Ma anche baltici, polacchi e finlandesi hanno fondati motivi per temere Putin. Il miglior indicatore delle sue possibili intenzioni è offerto da un articolo da lui pubblicato il 18 giugno 2020 sulla rivista americana “The National Interest”. In quell’articolo, l’ex funzionario del Kgb ha cominciato spiegando che la responsabilità della guerra va attribuita alla Polonia, «che impedì la formazione di un’alleanza militare tra Gran Bretagna, Francia e Unione Sovietica e si affidò all’aiuto dei partner occidentali. Solo quando fu assolutamente chiaro che Gran Bretagna e Francia non avrebbero aiutato il loro alleato – ha proseguito – l’Urss decise di inviare l’Armata Rossa. Ovviamente, non c’era alternativa». Difficile immaginare una più spudorata riscrittura della storia. È infatti documentato che fu Mosca a proporre un protocollo segreto che stabiliva la spartizione dell’Europa orientale in una “sfera d’influenza” nazista e una sovietica. Dopo la sua approvazione il Führer lanciò l’attacco della Polonia e l’Armata Rossa occupò la Polonia orientale.

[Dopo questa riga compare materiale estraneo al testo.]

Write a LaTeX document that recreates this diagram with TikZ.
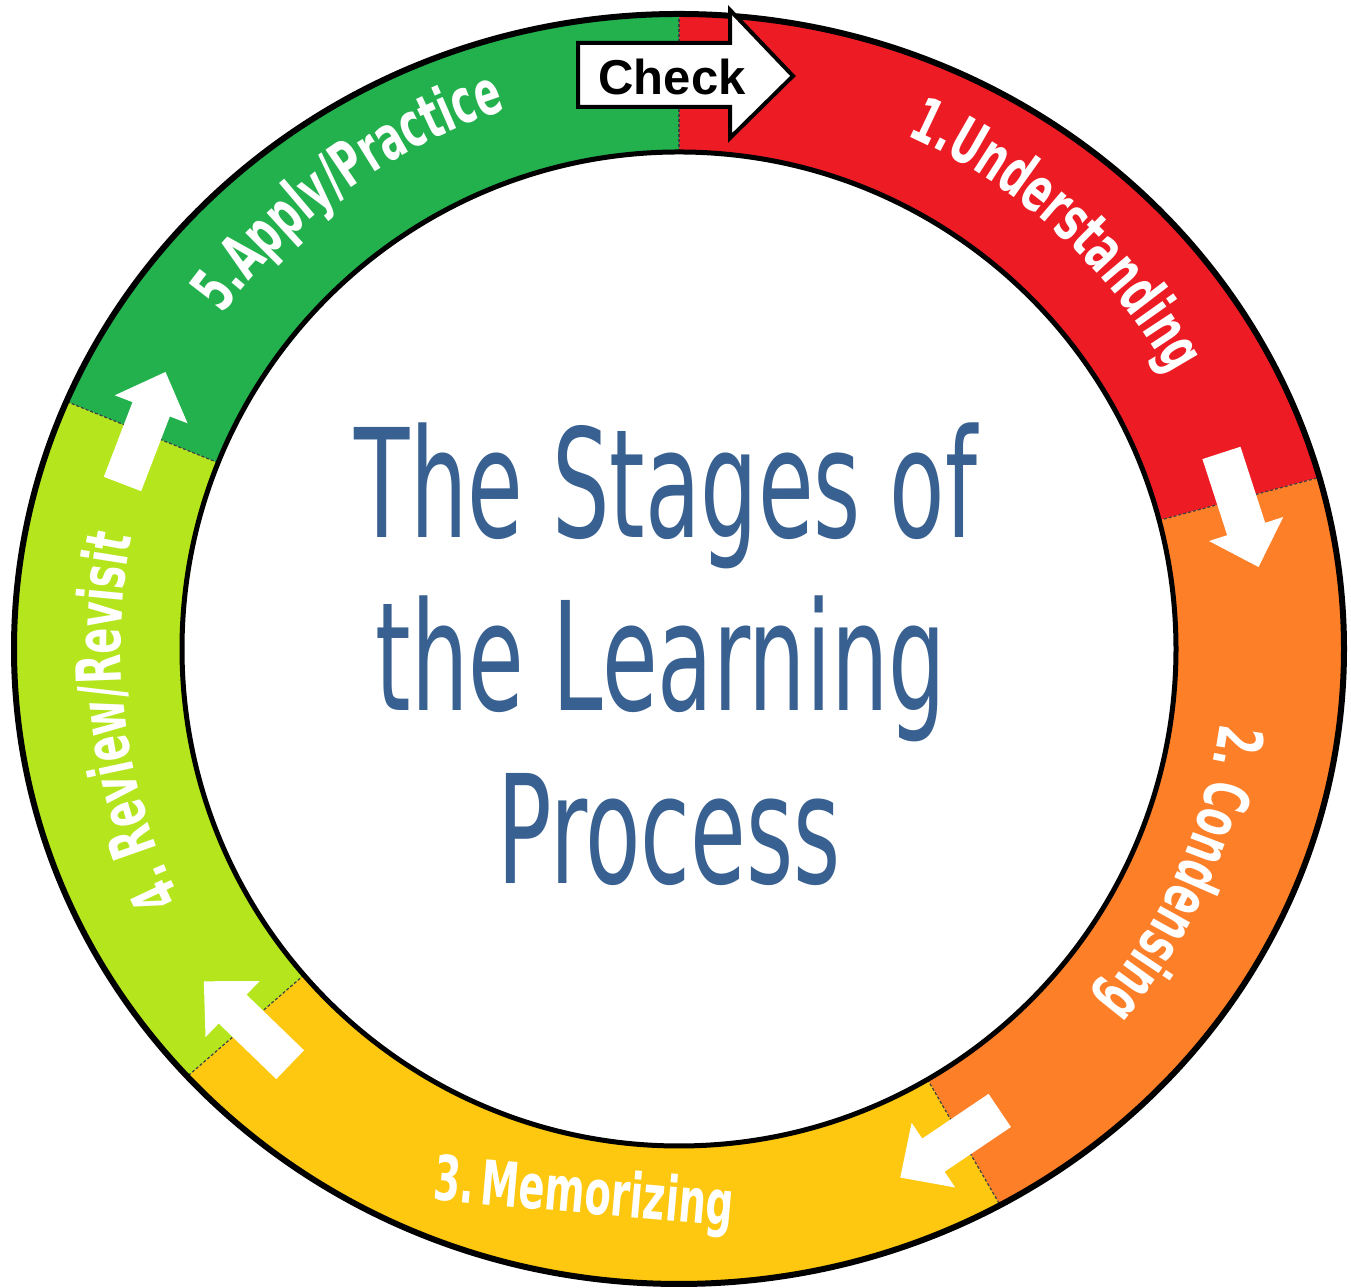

Altrettanto falsa è la rappresentazione di quello che successe ai Paesi limitrofi. «Nell’autunno del 1939 – scrive Putin – perseguendo i suoi obiettivi strategici militari e difensivi, l’Unione Sovietica avviò il processo di incorporazione di Lettonia, Lituania ed Estonia. La loro adesione all’Urss fu attuata con il consenso delle autorità elette e in linea con il diritto internazionale dell’epoca. Le repubbliche baltiche mantennero poi organi di governo, lingua e rappresentanza nelle strutture dell’Urss». Ma la storia dice cose ben diverse. Una settimana dopo aver invaso la Polonia orientale, Stalin dette un aut aut a Paesi baltici e Finlandia: autorizzate la dislocazione di truppe sovietiche o sarete attaccati. I primi non ebbero altra scelta che aderire e poco dopo furono sottoposti a un brutale processo di sovietizzazione a suon di arresti, torture e deportazioni in Siberia. Il rifiuto della Finlandia portò invece alla Guerra d’Inverno, chiusasi con un accordo che la costrinse a cedere il 9% del proprio territorio.
Nell’Europa occidentale il revisionismo di Putin può solo indignare chi conosce la storia. Ma vedendolo accompagnato da un attacco militare i leader di Kiev, Riga, Tallinn, Vilnius ed Helsinki hanno tutti le ragioni per preoccuparsi.